Under the Residential Tenancies Act, bonds must be lodged with the bond administrator as soon as practicable or within 14 days after the funds are received.
However, in the three months prior to 31 October 2016 there were as many as 945 bonds lodged by real estate agents and a further 758 bonds lodged by private landlords that were received after the 14-day cut-off.
Acting Commissioner for Consumer Protection, David Hillyard, said the extremely high and growing number of late lodgements is unacceptable.
“There were a significant percentage of these late bonds which took more than three months to lodge. The worst case took more than six months, which is alarming,” Mr Hillyard said.
“Overall the number of late lodgements have more than doubled in the past three years and this is despite a 10 per cent decrease in the overall number of bonds being collected.
He said the trend cannot be allowed to continue and that Consumer Protection will be taking “decisive action” to target offenders and improve compliance with the law.
He said offenders would be sent warning letters, and added that those who ignored the warnings may be issued with an infringement notice amounting to a $2,000 penalty.

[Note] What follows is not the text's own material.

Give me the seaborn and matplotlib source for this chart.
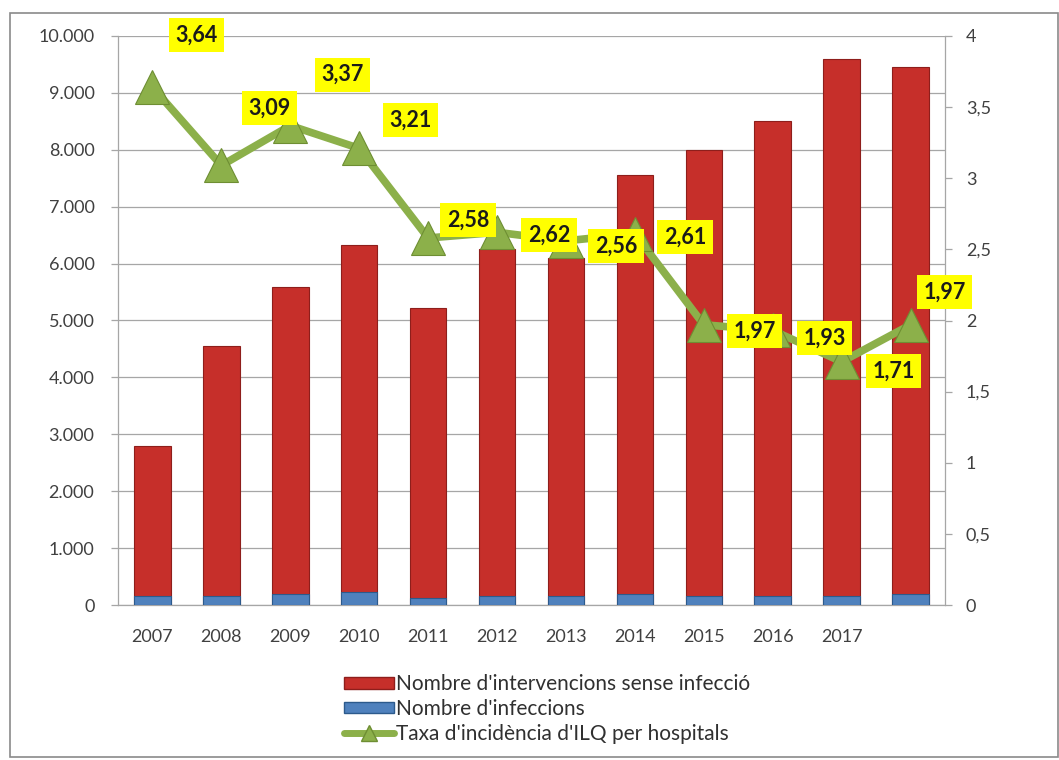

In more serious cases, he said, people could face prosecution or disciplinary action where they may have to pay a fine of up to $20,000.
“Licensed real estate agents could also be putting their licence, and ultimately their livelihood, in jeopardy if there are serious and continuing violations of this important aspect of tenancy law,” he said.
“There is absolutely no reason why bond money cannot be lodged within the 14-day period or sooner, especially since the new Bonds Online eTransactions system has become available to all agents.”